AvatarPlayer (from realtime-avatar/browser) decodes the avatar mux stream and renders it to a <canvas> with an audio-clocked loop, so audio and video stay in sync. It handles JPEG/I420 decode, buffering, and frame dropping for you.

Minimal player

import { RealtimeAvatarClient } from "realtime-avatar";
import { AvatarPlayer } from "realtime-avatar/browser";

const client = RealtimeAvatarClient.webProxy(); // browser-safe; key stays server-side

const player = new AvatarPlayer();
player.attach(document.querySelector("canvas")!);

// Unlock audio inside a user gesture (browser autoplay policy):
playButton.addEventListener("click", async () => {
  await player.unlock();
  await client.prepare({ avatar_id: "ava_…" });
  const stream = await client.turn({ avatar_id: "ava_…", mode: "speak_text", text: "Hi!" });
  await player.play(stream);
});
Browsers start audio suspended until a user gesture.
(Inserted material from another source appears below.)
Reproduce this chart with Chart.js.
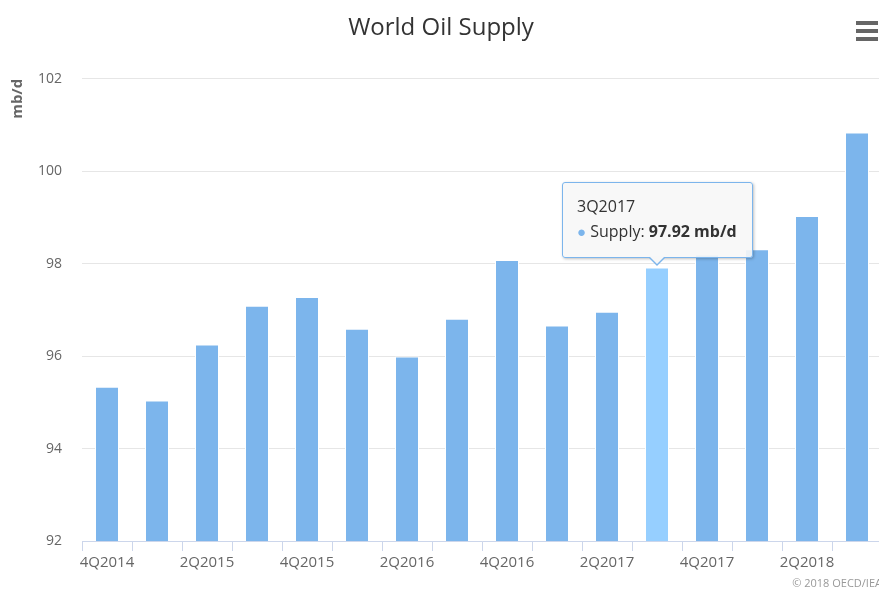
<!DOCTYPE html>
<html>
<head>
<meta charset="utf-8">
<script src="https://cdn.jsdelivr.net/npm/chart.js@4.4.0/dist/chart.umd.min.js"></script>
<style>
  html, body { margin: 0; padding: 0; background: #fff; overflow: hidden; }
  #wrap { position: relative; width: 892px; height: 592px; }
  #tip {
    position: absolute;
    display: none;
    background: rgba(247, 247, 247, 0.9);
    border: 1px solid #7cb5ec;
    border-radius: 3px;
    box-shadow: 1px 1px 3px rgba(0, 0, 0, 0.25);
    padding: 11px 15px 13px 14px;
    font-family: 'Open Sans', sans-serif;
    font-size: 16px;
    color: #333;
    line-height: 25px;
    white-space: nowrap;
  }
  #tip:before, #tip:after {
    content: '';
    position: absolute;
    left: 50%;
    border-style: solid;
  }
  #tip:before {
    bottom: -9px;
    margin-left: -9px;
    border-width: 9px 9px 0 9px;
    border-color: #7cb5ec transparent transparent transparent;
  }
  #tip:after {
    bottom: -7px;
    margin-left: -8px;
    border-width: 8px 8px 0 8px;
    border-color: rgba(247, 247, 247, 1) transparent transparent transparent;
  }
  #tip .dot { color: #7cb5ec; font-size: 15px; }
</style>
</head>
<body>
<div id="wrap">
  <canvas id="chart" width="892" height="592"></canvas>
  <div id="tip"></div>
</div>
<script>
// quarters on the x axis
const quarters = [
  '4Q2014', '1Q2015', '2Q2015', '3Q2015', '4Q2015', '1Q2016', '2Q2016', '3Q2016',
  '4Q2016', '1Q2017', '2Q2017', '3Q2017', '4Q2017', '1Q2018', '2Q2018', '3Q2018'
];
// world oil supply, mb/d
const supply = [
  95.34, 95.04, 96.25, 97.09, 97.28, 96.59, 95.99, 96.81,
  98.08, 96.66, 96.96, 97.92, 98.20, 98.31, 99.03, 100.84
];
const yTicks = [92, 94, 96, 98, 100, 102];
const activeIndex = 11; // 3Q2017 tooltip shown

const FONT = "'Open Sans', sans-serif";
const Y_AXIS_WIDTH = 82;
const X_AXIS_HEIGHT = 51;

// Extra bits Highcharts draws: the export menu icon and the credits line
const extras = {
  id: 'extras',
  afterDraw(chart) {
    const ctx = chart.ctx;
    ctx.save();
    // hamburger
    ctx.strokeStyle = '#666';
    ctx.lineWidth = 4;
    [23, 31, 39].forEach(y => {
      ctx.beginPath();
      ctx.moveTo(856, y);
      ctx.lineTo(878, y);
      ctx.stroke();
    });
    // credits
    ctx.fillStyle = '#999';
    ctx.font = '11px ' + FONT;
    ctx.textAlign = 'right';
    ctx.textBaseline = 'alphabetic';
    ctx.fillText('\u00a9 2018 OECD/IEA', chart.width - 10, chart.height - 5);
    ctx.restore();
  }
};

function externalTip(context) {
  const tip = document.getElementById('tip');
  const model = context.tooltip;
  if (!model || model.opacity === 0 || !model.dataPoints || !model.dataPoints.length) {
    tip.style.display = 'none';
    return;
  }
  const dp = model.dataPoints[0];
  tip.innerHTML = dp.label + '<br><span class="dot">\u25CF</span> Supply: <b>' +
    dp.raw.toFixed(2) + ' mb/d</b>';
  tip.style.display = 'block';
  const el = dp.element;
  const w = tip.offsetWidth, h = tip.offsetHeight;
  tip.style.left = Math.round(el.x - w / 2) + 'px';
  tip.style.top = Math.round(el.y - h - 9) + 'px';
}

const ctx = document.getElementById('chart').getContext('2d');
const chart = new Chart(ctx, {
  type: 'bar',
  data: {
    labels: quarters,
    datasets: [{
      label: 'Supply',
      data: supply,
      backgroundColor: '#7cb5ec',
      hoverBackgroundColor: '#96cfff',
      borderColor: '#ffffff',
      hoverBorderColor: '#ffffff',
      borderWidth: 1,
      hoverBorderWidth: 1,
      categoryPercentage: 0.6,
      barPercentage: 0.8
    }]
  },
  options: {
    responsive: false,
    animation: false,
    events: [],
    layout: { padding: { left: 0, right: 10, top: 0, bottom: 0 } },
    plugins: {
      legend: { display: false },
      title: {
        display: true,
        text: 'World Oil Supply',
        color: '#333',
        font: { family: FONT, size: 24, weight: 'normal' },
        padding: { top: 14, bottom: 36 }
      },
      tooltip: { enabled: false, external: externalTip }
    },
    scales: {
      x: {
        offset: true,
        grid: {
          display: true,
          offset: true,
          drawOnChartArea: false,
          drawTicks: true,
          tickLength: 10,
          color: '#ccd6eb'
        },
        border: { display: true, color: '#ccd6eb' },
        ticks: {
          autoSkip: false,
          maxRotation: 0,
          color: '#666',
          padding: 3,
          font: { family: FONT, size: 15 },
          callback: function (value, index) {
            return index % 2 === 0 ? this.getLabelForValue(value) : '';
          }
        },
        afterFit(scale) { scale.height = X_AXIS_HEIGHT; }
      },
      y: {
        min: 92,
        max: 102,
        afterBuildTicks(scale) { scale.ticks = yTicks.map(v => ({ value: v })); },
        grid: { color: '#e6e6e6', drawTicks: false },
        border: { display: false },
        ticks: {
          color: '#666',
          padding: 20,
          font: { family: FONT, size: 14 }
        },
        title: {
          display: true,
          text: 'mb/d',
          align: 'end',
          color: '#666',
          font: { family: FONT, size: 15, weight: 'bold' },
          padding: { top: 9, bottom: 0 }
        },
        afterFit(scale) { scale.width = Y_AXIS_WIDTH; }
      }
    }
  },
  plugins: [extras]
});

const active = [{ datasetIndex: 0, index: activeIndex }];
chart.setActiveElements(active);
chart.tooltip.setActiveElements(active, { x: 0, y: 0 });
chart.update();
</script>
</body>
</html>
Call player.unlock() from a click/tap before the first turn, or the avatar will appear to play silently.

React

import { useAvatarSession, AvatarStage } from "realtime-avatar/react";

function Avatar() {
  const session = useAvatarSession({ avatarId: "ava_…" });
  return (
    <>
      <AvatarStage session={session} />
      <button onClick={() => session.speak("Hello!")}>Speak</button>
    </>
  );
}

Lifecycle

  • attach(canvas) — bind (or rebind) the canvas.
  • unlock() — resume the audio context from a gesture; safe to call repeatedly.
  • play(stream) — resolves only after playout fully drains (no end-of-turn freeze).
  • stop() / dispose() — stop the current turn / release the audio context on unmount.